Delightful donuts in Chicago

Purely homemade mushroom lasagna in Ann Arbor
In Cincinnati, I enjoyed a tamale with fresh corn and tomato salsa-corn and tomatoes are "new world" crops--and so here too, food is an indication of the richness of the land and indigenous cultures, that while co-opted and often suppressed, still have hugely influenced "American" immigrants' diets--and diets around the world because of exchange and travel.
A delicious summer tamale at Senate in Cincinnati
More recent than the European immigrants of the sixteenth- through nineteenth centuries are immigrants from Ethiopia, Thailand, Vietnam, Cambodia, Laos, Eritrea, Sudan, Somalia--the list goes on. I enjoyed Ethiopian and Thai food in D.C., and Philly too. Access to such a variety of food is largely taken for granted in these urban areas! Yet its availability is a result of our rich cultural diversity and relies upon the many different peoples who make up this nation, and broaden and enrich all of us even more.

Spicy and healthy Ethiopian food in D.C.

These reflections on trails and food speak to community and the importance of coming together and sharing the variety of qualities and ideas that fill our hearts and minds and enable each of us to "pay it forward" in turn. My trip ended with the half-marathon in Boston. I ran the Heartbreak Hill half because I wanted to run part of the Boston marathon course. I was deeply affected by the bombings at the marathon in April, 2013. I used to work in Watertown and many of my friends and family have run Boston. During the national anthem before the race, I actually got a little misty-eyed. This is not like me at all. Then, and as I climbed that last uphill before the finish, I thought of the tragedy a year earlier. Really, I thought of how resilient runners--and people generally--are.** The runners at this race were so very nice. I felt more community here than I have at events much smaller. It was as though, unspoken, we all were bonded by our awareness of the emotional and physical pain of the past that had been inflicted on some by others who had somehow lost hope, or felt disenfranchised. There was hometown pride from those running who hailed from surrounding communities, like Shalane Flanagan from Marblehead, and there was national and international pride as well. South Koreans waved flags, and I heard Spanish cheers on the course too. It is truly awesome that Meb Keflezighi won the Boston marathon in 2014-- an immigrant from Eritrea, he draped himself in an American flag at the finish. We all meld and blend and enjoy life in the throng of people together, running, cheering, encouraging, supporting. This throng, this strength in community, in our differences as well as our shared will to help each other--with food, hospitality, encouragement up a hill--this is why I feel so proud.
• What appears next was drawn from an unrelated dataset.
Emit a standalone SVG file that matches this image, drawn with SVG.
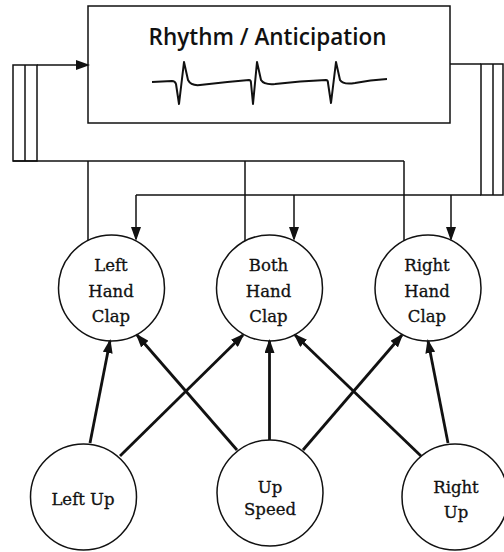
<svg xmlns="http://www.w3.org/2000/svg" width="504" height="552" viewBox="0 0 504 552">
  <defs>
    <style>
      .frame { fill: none; stroke: #111; stroke-width: 1.5; }
      .thin { fill: none; stroke: #111; stroke-width: 1.5; }
      .thick { fill: none; stroke: #111; stroke-width: 2.8; }
      .node { fill: #fff; stroke: #111; stroke-width: 1.5; }
      .lbl { font-family: "DejaVu Serif", "Liberation Serif", serif; font-size: 16.5px; fill: #111; stroke: #111; stroke-width: 0.3; text-anchor: middle; }
      .title { font-family: "Open Sans", "DejaVu Sans", sans-serif; font-size: 23px; font-weight: 600; fill: #111; text-anchor: middle; }
      .wave { fill: none; stroke: #111; stroke-width: 2; stroke-linejoin: round; }
    </style>
    <marker id="head" markerUnits="userSpaceOnUse" markerWidth="14" markerHeight="10" refX="12" refY="5" orient="auto">
      <path d="M0,0 L14,5 L0,10 z" fill="#111"/>
    </marker>
  </defs>

  <rect width="504" height="552" fill="#fff"/>

  <!-- rhythm / anticipation block -->
  <g id="rhythm">
    <rect class="frame" x="88" y="6" width="362" height="117"/>
    <text class="title" x="267.5" y="45" textLength="238" lengthAdjust="spacingAndGlyphs">Rhythm / Anticipation</text>
    <path class="wave" d="M152,82 L172,81 Q175,81 176,84 L179,104 L184,62 L188,80 Q191,86 200,85 Q225,82 249,80 Q251,80 251,83 L253,104 L257,62 L261,80 Q264,85 275,84 Q300,81 326,80 Q328,80 328,83 L331,103 L336,62 L340,80 Q343,85 355,83 Q370,80 387,79"/>
  </g>

  <!-- feedback buses -->
  <g id="bus-left">
    <rect class="thin" x="13" y="65" width="24" height="96"/>
    <line class="thin" x1="25" y1="65" x2="25" y2="161"/>
  </g>
  <g id="bus-right">
    <rect class="thin" x="481" y="64" width="22" height="131"/>
    <line class="thin" x1="493" y1="64" x2="493" y2="195"/>
  </g>

  <!-- output nodes -->
  <g id="left-hand-clap">
    <circle class="node" cx="111.5" cy="288" r="53"/>
    <text class="lbl" x="111" y="271">Left</text>
    <text class="lbl" x="111" y="297">Hand</text>
    <text class="lbl" x="111" y="322">Clap</text>
  </g>
  <g id="both-hand-clap">
    <circle class="node" cx="269.5" cy="288" r="53"/>
    <text class="lbl" x="268.5" y="271">Both</text>
    <text class="lbl" x="268.5" y="297">Hand</text>
    <text class="lbl" x="268.5" y="322">Clap</text>
  </g>
  <g id="right-hand-clap">
    <circle class="node" cx="428" cy="288" r="53"/>
    <text class="lbl" x="427" y="271">Right</text>
    <text class="lbl" x="427" y="297">Hand</text>
    <text class="lbl" x="427" y="322">Clap</text>
  </g>

  <!-- input nodes -->
  <g id="left-up">
    <circle class="node" cx="83.5" cy="497" r="53"/>
    <text class="lbl" x="83" y="505">Left Up</text>
  </g>
  <g id="up-speed">
    <circle class="node" cx="270" cy="493" r="53"/>
    <text class="lbl" x="270" y="493">Up</text>
    <text class="lbl" x="270" y="515">Speed</text>
  </g>
  <g id="right-up">
    <circle class="node" cx="455" cy="497" r="53"/>
    <text class="lbl" x="456" y="493">Right</text>
    <text class="lbl" x="456" y="518">Up</text>
  </g>

  <g id="connectors">
    <!-- clap outputs gathered into the left bus -->
    <line class="thin" x1="13" y1="161" x2="404" y2="161"/>
    <line class="thin" x1="88" y1="161" x2="88" y2="240.5"/>
    <line class="thin" x1="245" y1="161" x2="245" y2="241"/>
    <line class="thin" x1="404" y1="161" x2="404" y2="240.7"/>
    <line class="thin" x1="37" y1="65" x2="88" y2="65" marker-end="url(#head)"/>

    <!-- rhythm output back to the clap nodes -->
    <line class="thin" x1="450" y1="64" x2="481" y2="64"/>
    <line class="thin" x1="481" y1="195" x2="136" y2="195"/>
    <line class="thin" x1="136" y1="195" x2="136" y2="239" marker-end="url(#head)"/>
    <line class="thin" x1="294" y1="195" x2="294" y2="239" marker-end="url(#head)"/>
    <line class="thin" x1="451" y1="195" x2="451" y2="239" marker-end="url(#head)"/>

    <!-- input to clap weights -->
    <line class="thick" x1="90" y1="443" x2="110" y2="341" marker-end="url(#head)"/>
    <line class="thick" x1="120" y1="456" x2="243" y2="335" marker-end="url(#head)"/>
    <line class="thick" x1="237" y1="450" x2="137" y2="335" marker-end="url(#head)"/>
    <line class="thick" x1="269.5" y1="440" x2="269.5" y2="341" marker-end="url(#head)"/>
    <line class="thick" x1="303" y1="450" x2="402" y2="335" marker-end="url(#head)"/>
    <line class="thick" x1="421" y1="456" x2="295" y2="335" marker-end="url(#head)"/>
    <line class="thick" x1="448" y1="443" x2="428" y2="341" marker-end="url(#head)"/>
  </g>
</svg>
What can a road trip do? It reminded me of how interconnected and interwoven my identity is with every other person's, and that all of us are part of each other. We all know it--the major religions theoretically mandate it-- we must care for, respect, and love each other as we would care for and love ourselves.
Meb Keflezighi after winning the Boston Marathon, 2014


*That's not to say one should trot out American Exceptionalism in self-righteous explanations for unequal, unfair, exploitative, or bullying policies and practices around the globe.